THE BOTTOM LINE
- Extended Uncertainty: Businesses and individuals awaiting decisions from the Dutch Employee Insurance Agency (UWV) may face legally sanctioned delays, as a court has accepted staff shortages as a reason for a major extension.
- A New Precedent?: This ruling could encourage other understaffed government bodies to argue for longer decision-making timelines, potentially slowing down regulatory processes across the board.

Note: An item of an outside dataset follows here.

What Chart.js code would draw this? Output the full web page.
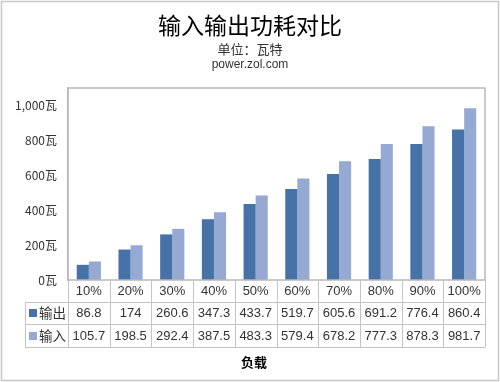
<!DOCTYPE html>
<html>
<head>
<meta charset="utf-8">
<script src="https://cdn.jsdelivr.net/npm/chart.js@4/dist/chart.umd.min.js"></script>
<style>
  html, body { margin: 0; padding: 0; background: #fff; }
  #wrap { width: 500px; height: 382px; }
</style>
</head>
<body>
<div id="wrap"><canvas id="powerChart" width="500" height="382"></canvas></div>
<script>
// data
const loads = ['10%', '20%', '30%', '40%', '50%', '60%', '70%', '80%', '90%', '100%'];
const outputW = [86.8, 174, 260.6, 347.3, 433.7, 519.7, 605.6, 691.2, 776.4, 860.4];
const inputW = [105.7, 198.5, 292.4, 387.5, 483.3, 579.4, 678.2, 777.3, 878.3, 981.7];
const outputLabels = ['86.8', '174', '260.6', '347.3', '433.7', '519.7', '605.6', '691.2', '776.4', '860.4'];
const inputLabels = ['105.7', '198.5', '292.4', '387.5', '483.3', '579.4', '678.2', '777.3', '878.3', '981.7'];

const darkBlue = '#4672a8';
const lightBlue = '#95a9d2';
const lineGray = '#b8b8b8';
const font = '"Noto Sans CJK SC", "Liberation Sans", sans-serif';

// titles, frame and data table underneath the plot
const decor = {
    id: 'decor',
    beforeDraw(chart) {
        const c = chart.ctx;
        c.save();
        c.fillStyle = '#fff';
        c.fillRect(0, 0, chart.width, chart.height);
        c.strokeStyle = '#c8c8c8';
        c.lineWidth = 1.5;
        c.strokeRect(1.5, 1.5, chart.width - 3, chart.height - 3);
        c.restore();
    },
    afterDraw(chart) {
        const c = chart.ctx;
        const area = chart.chartArea;
        const x = chart.scales.x;
        c.save();
        c.textAlign = 'center';
        c.textBaseline = 'middle';
        c.fillStyle = '#000';
        c.font = '23px ' + font;
        c.fillText('输入输出功耗对比', 250, 25);
        c.fillStyle = '#333';
        c.font = '13px ' + font;
        c.fillText('单位：瓦特', 250, 49);
        c.font = '12px "Liberation Sans", sans-serif';
        c.fillText('power.zol.com', 250, 65);

        // plot frame
        c.strokeStyle = lineGray;
        c.lineWidth = 1.5;
        c.strokeRect(area.left, area.top, area.right - area.left, area.bottom - area.top);

        // table
        const rows = [area.bottom, 302, 324, 347];
        const step = (area.right - area.left) / loads.length;
        c.lineWidth = 1;
        c.strokeStyle = '#c4c4c4';
        c.beginPath();
        c.moveTo(25, rows[1] + 0.5); c.lineTo(area.right, rows[1] + 0.5);
        c.moveTo(25, rows[2] + 0.5); c.lineTo(area.right, rows[2] + 0.5);
        c.moveTo(25, rows[3] + 0.5); c.lineTo(area.right, rows[3] + 0.5);
        c.moveTo(25.5, rows[1]); c.lineTo(25.5, rows[3]);
        for (let i = 0; i <= loads.length; i++) {
            const px = Math.round(area.left + i * step) + 0.5;
            c.moveTo(px, rows[0]); c.lineTo(px, rows[3]);
        }
        c.stroke();

        c.fillStyle = '#333';
        c.font = '13px "Liberation Sans", sans-serif';
        for (let i = 0; i < loads.length; i++) {
            const px = x.getPixelForValue(i);
            c.fillText(loads[i], px, 291);
            c.fillText(outputLabels[i], px, 313);
            c.fillText(inputLabels[i], px, 336);
        }
        // legend keys
        c.fillStyle = darkBlue;
        c.fillRect(29, 309, 8, 8);
        c.fillStyle = lightBlue;
        c.fillRect(29, 332, 8, 8);
        c.fillStyle = '#333';
        c.textAlign = 'left';
        c.font = '13.5px ' + font;
        c.fillText('输出', 39, 313);
        c.fillText('输入', 39, 336);

        c.textAlign = 'center';
        c.fillStyle = '#000';
        c.font = 'bold 13px ' + font;
        c.fillText('负载', 254, 362);
        c.restore();
    }
};

new Chart(document.getElementById('powerChart').getContext('2d'), {
    type: 'bar',
    data: {
        labels: loads,
        datasets: [
            { label: '输出', data: outputW, backgroundColor: darkBlue },
            { label: '输入', data: inputW, backgroundColor: lightBlue }
        ]
    },
    options: {
        responsive: false,
        animation: false,
        layout: { padding: { top: 88, right: 15, bottom: 102, left: 0 } },
        plugins: {
            legend: { display: false },
            title: { display: false },
            tooltip: { enabled: false }
        },
        datasets: { bar: { categoryPercentage: 0.58, barPercentage: 1 } },
        scales: {
            x: {
                display: false,
                grid: { display: false }
            },
            y: {
                min: 0,
                max: 1097,
                afterFit(scale) { scale.width = 68; },
                afterBuildTicks(scale) {
                    scale.ticks = [0, 200, 400, 600, 800, 1000].map(v => ({ value: v }));
                },
                border: { display: true, color: lineGray, width: 1.5 },
                grid: { display: false, drawTicks: false },
                ticks: {
                    padding: 11,
                    color: '#333',
                    font: { family: font, size: 12 },
                    callback: v => v.toLocaleString('en-US') + '瓦'
                }
            }
        }
    },
    plugins: [decor]
});
</script>
</body>
</html>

- Deadlines Still Have Teeth: While the court showed understanding, it still imposed a deadline. The UWV faces daily fines of €100 (up to €15,000) if it fails to meet the new four-month deadline, meaning this is a temporary reprieve, not a blank check.
THE DETAILS
This case began with a standard administrative procedure. An individual requested a reassessment of their case from the Dutch Employee Insurance Agency (UWV) in April 2024. When the statutory deadline passed without a decision, the claimant followed the correct legal path: issuing a formal notice of default and, after no response, filing an appeal with the court for failure to act. Typically, such a case would result in a court order compelling the agency to decide within two weeks.
However, the UWV presented an argument that resonated with the court: a critical and ongoing shortage of qualified insurance doctors made it impossible to process the reassessment within the normal timeframe. Rather than treating this as a purely internal operational issue, the court acknowledged the systemic nature of the problem. This marks a significant departure from the standard approach, where an agency’s internal resource constraints are generally not considered a valid excuse for failing to meet legal deadlines.
In its ruling, the court declared the appeal well-founded but took the unusual step of granting the UWV a four-month period to issue its decision, a stark contrast to the usual two-week order. The court cited a recent decision by a multi-judge panel that set a precedent for this pragmatic approach. This judgment signals that Dutch courts are willing to recognize the real-world operational crises facing public bodies, fundamentally altering the expectations for both claimants and government agencies in cases of administrative delay.